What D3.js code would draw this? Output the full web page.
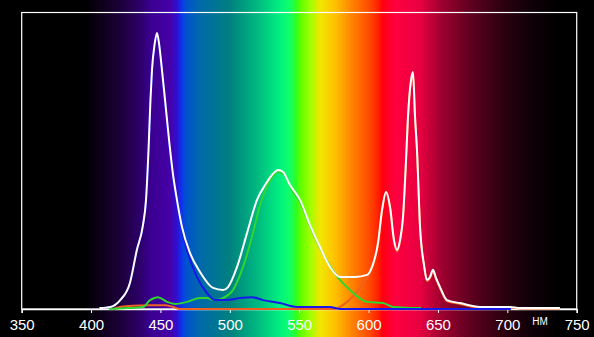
<!DOCTYPE html>
<html>
<head>
<meta charset="utf-8">
<script src="https://cdn.jsdelivr.net/npm/d3@7"></script>
<style>
  html, body { margin: 0; padding: 0; background: #000; }
  svg { display: block; }
</style>
</head>
<body>
<div id="chart"></div>
<script>
// tick labels on the wavelength axis
var tickValues = [350, 400, 450, 500, 550, 600, 650, 700, 750];
var unitLabel = "НМ";

// background spectrum: wavelength (nm) -> colour
var spectrumNm = [334, 396, 406, 421, 435, 443, 457, 462, 465, 468, 479, 500, 522, 536, 543, 548, 551, 558, 565, 576, 587, 601, 607, 610, 619, 637, 652, 673, 695, 716, 738, 763];
var spectrumColor = ["#000000", "#000000", "#0c0018", "#1c0038", "#2c0068", "#3a0090", "#4600a8", "#3010d0", "#1030f0", "#0050d0", "#006aa8", "#00807f", "#00c080", "#00f080", "#10ff68", "#30ff20", "#60ff00", "#a0ff00", "#f0e800", "#ffc000", "#ff8800", "#ff4800", "#ff2000", "#ff0010", "#ff0040", "#e80040", "#a00030", "#600020", "#300010", "#100008", "#000000", "#000000"];

// spectral curves: [wavelength nm, relative intensity]
var whiteCurve = [[406, 0.3], [414, 0.7], [421, 3.0], [428, 8.8], [433, 19.9], [437.4, 28.3], [439.6, 36.8], [441.4, 53.6], [442.8, 70.5], [443.9, 80.6], [445.7, 89.0], [447.5, 93.1], [449.0, 89.5], [451.1, 80.6], [453.3, 70.5], [456.2, 57.0], [459.1, 45.2], [461.9, 36.8], [465.5, 27.7], [471.3, 18.9], [478.5, 12.5], [487.9, 7.1], [495.1, 6.4], [498.7, 7.4], [505.2, 14.2], [512.4, 25.6], [519.6, 36.8], [525.4, 41.8], [530.4, 45.2], [534.8, 46.9], [538.4, 46.2], [543.4, 41.8], [550.6, 36.8], [557.8, 28.3], [565.0, 20.9], [572.2, 14.2], [579.4, 10.8], [590.2, 10.8], [598.9, 11.5], [602.5, 14.2], [606.8, 22.3], [609.7, 33.4], [612.6, 39.5], [615.5, 34.4], [618.3, 23.3], [620.5, 19.9], [622.7, 23.3], [624.8, 31.0], [627.0, 50.3], [628.4, 64.8], [630.6, 77.2], [632.0, 79.9], [633.5, 64.8], [634.9, 53.6], [637.1, 27.7], [640.0, 14.8], [642.1, 9.8], [644.3, 10.8], [646.4, 13.2], [648.6, 10.5], [651.5, 7.4], [656.5, 3.0], [665.9, 2.0], [680.3, 0.7], [701.9, 0.7], [709.1, 0.3], [737.9, 0.3]];
var blueCurve = [[406, 0.3], [414, 0.7], [421, 3.0], [428, 8.8], [433, 19.9], [437.4, 28.3], [439.6, 36.8], [441.4, 53.6], [442.8, 70.5], [443.9, 80.6], [445.7, 88.5], [447.5, 92.5], [449.0, 89.0], [451.1, 80.0], [453.3, 69.5], [456.2, 55.5], [459.1, 43.5], [461.9, 35.0], [464.0, 30.0], [469.1, 19.9], [476.3, 10.8], [483.5, 5.4], [489.3, 3.0], [497.9, 3.0], [507.3, 3.7], [515.9, 4.0], [523.9, 3.0], [536.1, 2.0], [548.4, 0.7], [572.2, 0.7], [579.4, 0], [702.6, 0]];
var greenCurve = [[413, 0], [426, 0.3], [437.4, 0.7], [442.5, 3.0], [448.2, 4.0], [454.7, 2.4], [460.5, 1.7], [469.1, 2.4], [478.5, 3.7], [483.5, 3.7], [489.3, 3.0], [495.1, 3.7], [502.3, 6.4], [509.5, 14.2], [516.7, 25.6], [521.7, 35.1], [527.5, 41.8], [534.8, 46.2], [539.8, 45.2], [544.8, 40.1], [550.6, 36.1], [557.8, 28.0], [565.0, 20.6], [572.2, 14.5], [579.4, 9.8], [586.6, 6.4], [598.9, 2.4], [610.4, 2.0], [617.6, 0.7], [637.8, 0.3]];
var redCurve = [[416, 0], [420.8, 0.7], [426.6, 1.0], [442.5, 1.3], [453.3, 1.3], [459.1, 0.7], [464.0, 0], [575.8, 0], [579.4, 0.7], [584.5, 2.4], [589.5, 4.7], [595.3, 8.1], [601.1, 12.5], [606.8, 21.8], [609.7, 32.8], [612.6, 39.0], [615.5, 33.8], [618.3, 22.8], [620.5, 19.4], [622.7, 22.8], [624.8, 30.5], [627.0, 49.8], [628.4, 64.3], [630.6, 76.7], [632.0, 79.4], [633.5, 64.3], [634.9, 53.1], [637.1, 27.2], [640.0, 14.3], [642.1, 9.4], [644.3, 10.4], [646.4, 12.8], [648.6, 10.1], [651.5, 7.0], [656.5, 2.7], [665.9, 1.7], [680.3, 0.5], [701.9, 0.5], [709.1, 0.2], [737.9, 0.2]];

var width = 594, height = 337;
var plot = { x0: 21.7, x1: 576.7, y0: 12.5, y1: 309 };

var svg = d3.select("#chart").append("svg")
    .attr("width", width)
    .attr("height", height);

var xScale = d3.scaleLinear().domain([350, 750]).range([plot.x0, plot.x1]);
var yScale = d3.scaleLinear().domain([0, 100]).range([plot.y1, plot.y0]);

// spectrum background over the whole picture
var grad = svg.append("defs").append("linearGradient")
    .attr("id", "spectrum")
    .attr("gradientUnits", "userSpaceOnUse")
    .attr("x1", 0).attr("x2", width)
    .attr("y1", 0).attr("y2", 0);
grad.selectAll("stop")
    .data(spectrumNm)
    .enter().append("stop")
    .attr("offset", function (d) { return Math.max(0, Math.min(1, xScale(d) / width)); })
    .attr("stop-color", function (d, i) { return spectrumColor[i]; });

svg.append("rect")
    .attr("width", width).attr("height", height)
    .attr("fill", "url(#spectrum)");

// frame
svg.append("rect")
    .attr("x", plot.x0).attr("y", plot.y0)
    .attr("width", plot.x1 - plot.x0).attr("height", plot.y1 - plot.y0)
    .attr("fill", "none")
    .attr("stroke", "#fff")
    .attr("stroke-width", 1.2);

// axis
var xAxis = d3.axisBottom(xScale)
    .tickValues(tickValues)
    .tickSize(4)
    .tickPadding(6)
    .tickFormat(d3.format("d"));
var gx = svg.append("g")
    .attr("transform", "translate(0," + plot.y1 + ")")
    .call(xAxis);
gx.select(".domain").attr("stroke", "#fff").attr("stroke-width", 1.5);
gx.selectAll(".tick line").attr("stroke", "#fff");
gx.selectAll(".tick text")
    .attr("fill", "#fff")
    .style("font-family", "'Liberation Sans Narrow', 'Liberation Sans', Arial, sans-serif")
    .style("font-size", "15px");

svg.append("text")
    .attr("x", 540).attr("y", 325)
    .attr("text-anchor", "middle")
    .attr("fill", "#fff")
    .style("font-family", "'Liberation Sans', Arial, sans-serif")
    .style("font-size", "10px")
    .text(unitLabel);

// curves
var line = d3.line()
    .x(function (d) { return xScale(d[0]); })
    .y(function (d) { return yScale(d[1]); })
    .curve(d3.curveMonotoneX);

var series = [
    { data: redCurve, color: "#f06020" },
    { data: greenCurve, color: "#2ed62e" },
    { data: blueCurve, color: "#1818e8" },
    { data: whiteCurve, color: "#ffffff" }
];

svg.append("g").selectAll("path")
    .data(series)
    .enter().append("path")
    .attr("d", function (d) { return line(d.data); })
    .attr("fill", "none")
    .attr("stroke", function (d) { return d.color; })
    .attr("stroke-width", 2)
    .attr("stroke-linejoin", "round");
</script>
</body>
</html>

-*-

[Exercise task]: Omit the pictures, then quote the rest of the material above exactly.

[Exercise response]:
What D3.js code would draw this? Output the full web page.
<!DOCTYPE html>
<html>
<head>
<meta charset="utf-8">
<script src="https://cdn.jsdelivr.net/npm/d3@7"></script>
<style>
  html, body { margin: 0; padding: 0; background: #000; }
  svg { display: block; }
</style>
</head>
<body>
<div id="chart"></div>
<script>
// tick labels on the wavelength axis
var tickValues = [350, 400, 450, 500, 550, 600, 650, 700, 750];
var unitLabel = "НМ";

// background spectrum: wavelength (nm) -> colour
var spectrumNm = [334, 396, 406, 421, 435, 443, 457, 462, 465, 468, 479, 500, 522, 536, 543, 548, 551, 558, 565, 576, 587, 601, 607, 610, 619, 637, 652, 673, 695, 716, 738, 763];
var spectrumColor = ["#000000", "#000000", "#0c0018", "#1c0038", "#2c0068", "#3a0090", "#4600a8", "#3010d0", "#1030f0", "#0050d0", "#006aa8", "#00807f", "#00c080", "#00f080", "#10ff68", "#30ff20", "#60ff00", "#a0ff00", "#f0e800", "#ffc000", "#ff8800", "#ff4800", "#ff2000", "#ff0010", "#ff0040", "#e80040", "#a00030", "#600020", "#300010", "#100008", "#000000", "#000000"];

// spectral curves: [wavelength nm, relative intensity]
var whiteCurve = [[406, 0.3], [414, 0.7], [421, 3.0], [428, 8.8], [433, 19.9], [437.4, 28.3], [439.6, 36.8], [441.4, 53.6], [442.8, 70.5], [443.9, 80.6], [445.7, 89.0], [447.5, 93.1], [449.0, 89.5], [451.1, 80.6], [453.3, 70.5], [456.2, 57.0], [459.1, 45.2], [461.9, 36.8], [465.5, 27.7], [471.3, 18.9], [478.5, 12.5], [487.9, 7.1], [495.1, 6.4], [498.7, 7.4], [505.2, 14.2], [512.4, 25.6], [519.6, 36.8], [525.4, 41.8], [530.4, 45.2], [534.8, 46.9], [538.4, 46.2], [543.4, 41.8], [550.6, 36.8], [557.8, 28.3], [565.0, 20.9], [572.2, 14.2], [579.4, 10.8], [590.2, 10.8], [598.9, 11.5], [602.5, 14.2], [606.8, 22.3], [609.7, 33.4], [612.6, 39.5], [615.5, 34.4], [618.3, 23.3], [620.5, 19.9], [622.7, 23.3], [624.8, 31.0], [627.0, 50.3], [628.4, 64.8], [630.6, 77.2], [632.0, 79.9], [633.5, 64.8], [634.9, 53.6], [637.1, 27.7], [640.0, 14.8], [642.1, 9.8], [644.3, 10.8], [646.4, 13.2], [648.6, 10.5], [651.5, 7.4], [656.5, 3.0], [665.9, 2.0], [680.3, 0.7], [701.9, 0.7], [709.1, 0.3], [737.9, 0.3]];
var blueCurve = [[406, 0.3], [414, 0.7], [421, 3.0], [428, 8.8], [433, 19.9], [437.4, 28.3], [439.6, 36.8], [441.4, 53.6], [442.8, 70.5], [443.9, 80.6], [445.7, 88.5], [447.5, 92.5], [449.0, 89.0], [451.1, 80.0], [453.3, 69.5], [456.2, 55.5], [459.1, 43.5], [461.9, 35.0], [464.0, 30.0], [469.1, 19.9], [476.3, 10.8], [483.5, 5.4], [489.3, 3.0], [497.9, 3.0], [507.3, 3.7], [515.9, 4.0], [523.9, 3.0], [536.1, 2.0], [548.4, 0.7], [572.2, 0.7], [579.4, 0], [702.6, 0]];
var greenCurve = [[413, 0], [426, 0.3], [437.4, 0.7], [442.5, 3.0], [448.2, 4.0], [454.7, 2.4], [460.5, 1.7], [469.1, 2.4], [478.5, 3.7], [483.5, 3.7], [489.3, 3.0], [495.1, 3.7], [502.3, 6.4], [509.5, 14.2], [516.7, 25.6], [521.7, 35.1], [527.5, 41.8], [534.8, 46.2], [539.8, 45.2], [544.8, 40.1], [550.6, 36.1], [557.8, 28.0], [565.0, 20.6], [572.2, 14.5], [579.4, 9.8], [586.6, 6.4], [598.9, 2.4], [610.4, 2.0], [617.6, 0.7], [637.8, 0.3]];
var redCurve = [[416, 0], [420.8, 0.7], [426.6, 1.0], [442.5, 1.3], [453.3, 1.3], [459.1, 0.7], [464.0, 0], [575.8, 0], [579.4, 0.7], [584.5, 2.4], [589.5, 4.7], [595.3, 8.1], [601.1, 12.5], [606.8, 21.8], [609.7, 32.8], [612.6, 39.0], [615.5, 33.8], [618.3, 22.8], [620.5, 19.4], [622.7, 22.8], [624.8, 30.5], [627.0, 49.8], [628.4, 64.3], [630.6, 76.7], [632.0, 79.4], [633.5, 64.3], [634.9, 53.1], [637.1, 27.2], [640.0, 14.3], [642.1, 9.4], [644.3, 10.4], [646.4, 12.8], [648.6, 10.1], [651.5, 7.0], [656.5, 2.7], [665.9, 1.7], [680.3, 0.5], [701.9, 0.5], [709.1, 0.2], [737.9, 0.2]];

var width = 594, height = 337;
var plot = { x0: 21.7, x1: 576.7, y0: 12.5, y1: 309 };

var svg = d3.select("#chart").append("svg")
    .attr("width", width)
    .attr("height", height);

var xScale = d3.scaleLinear().domain([350, 750]).range([plot.x0, plot.x1]);
var yScale = d3.scaleLinear().domain([0, 100]).range([plot.y1, plot.y0]);

// spectrum background over the whole picture
var grad = svg.append("defs").append("linearGradient")
    .attr("id", "spectrum")
    .attr("gradientUnits", "userSpaceOnUse")
    .attr("x1", 0).attr("x2", width)
    .attr("y1", 0).attr("y2", 0);
grad.selectAll("stop")
    .data(spectrumNm)
    .enter().append("stop")
    .attr("offset", function (d) { return Math.max(0, Math.min(1, xScale(d) / width)); })
    .attr("stop-color", function (d, i) { return spectrumColor[i]; });

svg.append("rect")
    .attr("width", width).attr("height", height)
    .attr("fill", "url(#spectrum)");

// frame
svg.append("rect")
    .attr("x", plot.x0).attr("y", plot.y0)
    .attr("width", plot.x1 - plot.x0).attr("height", plot.y1 - plot.y0)
    .attr("fill", "none")
    .attr("stroke", "#fff")
    .attr("stroke-width", 1.2);

// axis
var xAxis = d3.axisBottom(xScale)
    .tickValues(tickValues)
    .tickSize(4)
    .tickPadding(6)
    .tickFormat(d3.format("d"));
var gx = svg.append("g")
    .attr("transform", "translate(0," + plot.y1 + ")")
    .call(xAxis);
gx.select(".domain").attr("stroke", "#fff").attr("stroke-width", 1.5);
gx.selectAll(".tick line").attr("stroke", "#fff");
gx.selectAll(".tick text")
    .attr("fill", "#fff")
    .style("font-family", "'Liberation Sans Narrow', 'Liberation Sans', Arial, sans-serif")
    .style("font-size", "15px");

svg.append("text")
    .attr("x", 540).attr("y", 325)
    .attr("text-anchor", "middle")
    .attr("fill", "#fff")
    .style("font-family", "'Liberation Sans', Arial, sans-serif")
    .style("font-size", "10px")
    .text(unitLabel);

// curves
var line = d3.line()
    .x(function (d) { return xScale(d[0]); })
    .y(function (d) { return yScale(d[1]); })
    .curve(d3.curveMonotoneX);

var series = [
    { data: redCurve, color: "#f06020" },
    { data: greenCurve, color: "#2ed62e" },
    { data: blueCurve, color: "#1818e8" },
    { data: whiteCurve, color: "#ffffff" }
];

svg.append("g").selectAll("path")
    .data(series)
    .enter().append("path")
    .attr("d", function (d) { return line(d.data); })
    .attr("fill", "none")
    .attr("stroke", function (d) { return d.color; })
    .attr("stroke-width", 2)
    .attr("stroke-linejoin", "round");
</script>
</body>
</html>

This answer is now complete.